Steve Frankel: And you’ve said for the last couple of quarters that you have seen some good progress in the North American sales force, waiting for that to happen elsewhere. Is that lack of progress with some of these other geographies, economic related? Or do you think there are processes that just haven’t been implemented the right way in these other–?
Marc DeBevoise: Yes, I think it’s a little bit of both, Steve. I think we did have some economic factors in 2023, but we also had operational changes we needed to make. I think we’ve now made those. We have hit this year, I would say the most correctly staffed that we have been since I got here, and correctly, might be the wrong word, but we feel like we have the right teams in place in the right places coming into this Q1 more so than we did coming into last year. And so I feel good about that change to the Hunter the Hunt Rivers farmer sort of model that we have. We have a great new CRO, great new CMO. They’re about 40 days in at this point. But I can already tell the energy and the focus is there. So, I’m excited about what we can do together. And I feel like we are sort of poised in each of the territories to make some real progress this year. As opposed to last year, I think we struggled in a couple of those territories over time.
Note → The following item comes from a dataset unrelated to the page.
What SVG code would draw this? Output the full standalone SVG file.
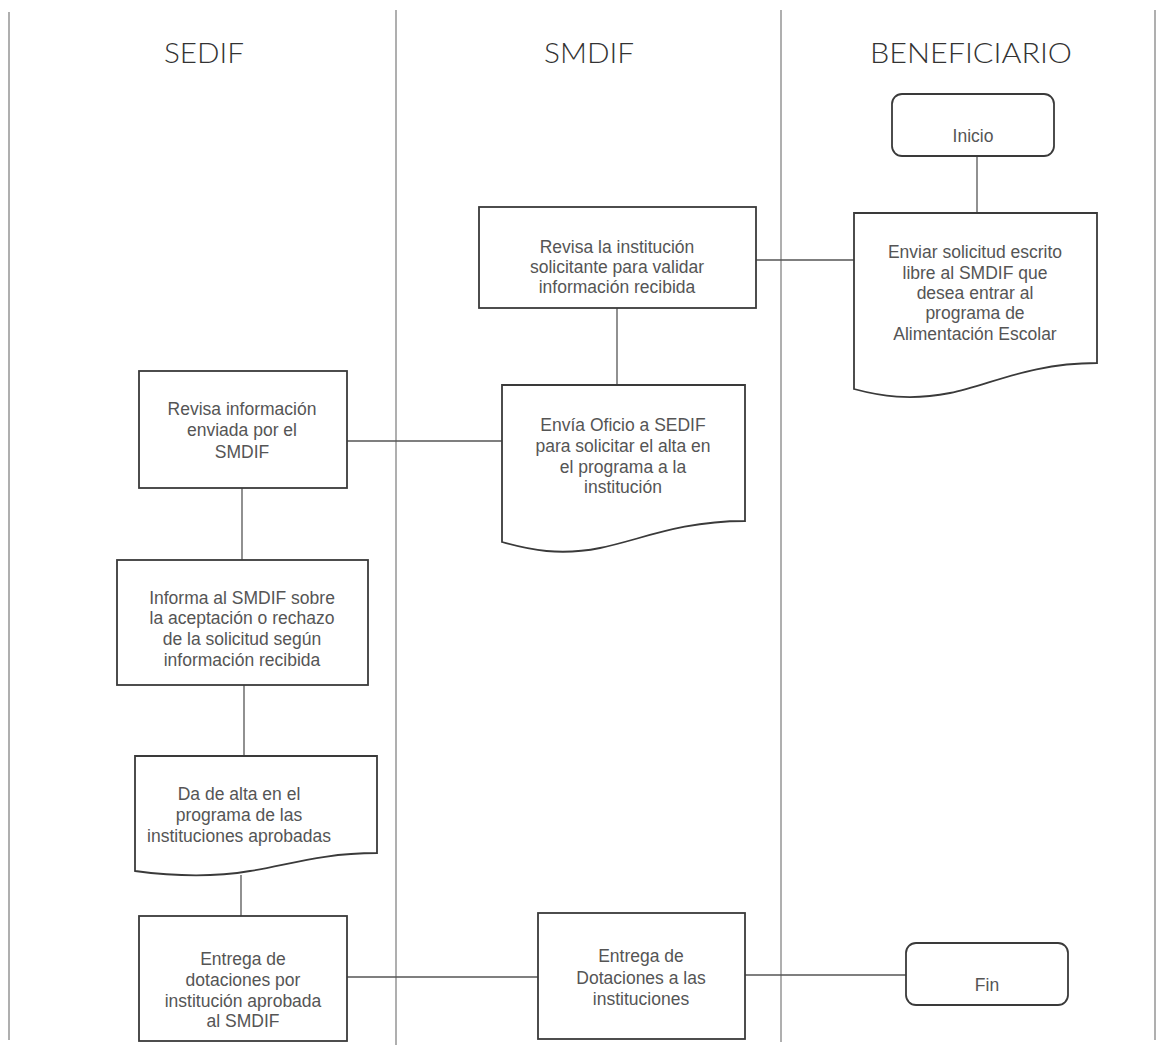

Steve Frankel: Okay. Thank you. I’ll jump back into the queue.
Marc DeBevoise: Thanks.
Rob Noreck: Thanks, Steve. We’ll now take questions from Eric Martinuzzi at Lake Street Capital.
Eric Martinuzzi: Hey guys. I was curious to know the negative services gross margin in Q4, what’s the explanation for that?
Rob Noreck: That’s related to some of the timing of expenses for project delivery. We don’t expect that negative margin to continue going forward.
Eric Martinuzzi: Okay. And then as far as gross margins for 2024, do we expect anything substantially different than the year just ended?
Rob Noreck: No, I think they’ll be in line. I think the product and engineering team has taken great strides to control the cost there. You’ll see a portion of those costs increasing year-over-year related to depreciation and amortization. So, where we can control the costs we are. But overall, I think the gross margin will stay roughly in line with where we are.
Marc DeBevoise: And Rob, I think worth commenting on the D&A sort of peaking at a certain point.
Rob Noreck: Yes. And as we go into 2024, the depreciation and amortization from our historical capital investments will peak in 2024 and then start to run off as we finish capitalizing those projects as we get into 2025, 2026.
Eric Martinuzzi: Got you. The operating expenses, you mentioned a 5% reduction in the head count in Q1, but that it took place, I guess, kind of midstream. So, given that we had $29.4 million of OpEx in Q4, what’s the right way to think about Q1 and then 2024?
Rob Noreck: Yes, I think Q1 will be roughly in line with what we saw in the fourth quarter, just a little bit under. And then as you go into the second quarter, they will step up a little bit, as I mentioned, mainly due to the timing of merit. We have slid merit increases out to the second quarter. So, see the timing of that increase hit in the second quarter and operating expenses will tick-up a little bit there.
Eric Martinuzzi: Okay. And then, Marc, you made some substantial management changes, including the guys sitting next to you. Also our Chief Marketing Officer, Chief Revenue Officer, you’ve now got a Chief Operating Officer. What — do we — are we pursuing the same strategy with just kind of new players in place or are there potential shifts in strategy with the addition of these senior execs?
Marc DeBevoise: No, I think on the CRO and CMO front, we have two tremendous new people in who are jumping in both head end feed first. I’m excited about them joining. We picked the right people for the right spots for those two roles. We went without a CMO for over six months last year and obviously, the CRO, which I took that internal for about a quarter and a half. So, it’s great to have them on board, and I’m excited for what you’re going to see come out of those two. David Beck, who’s been here for almost as long as I have, it was really a promotion to COO and taking on some new responsibility centralizing effectively our data and revenue and marketing operations functions as well as the strategy function together to be a sort of a central source of truth for the company.
I think that’s a really strong model for us on how to operate going forward and really be data-driven. And then Rob, obviously, we talked about it a little bit, been here a long time, making a decision that this is the right moment to transition. We’ve done a really good job of working together to figure out how that was going to kind of play out over the course of this year. And I think we have a great plan in place. We’re obviously searching for a new at this moment, but are already into that process. I feel really good about how we’re going to make that transition here likely in the second quarter.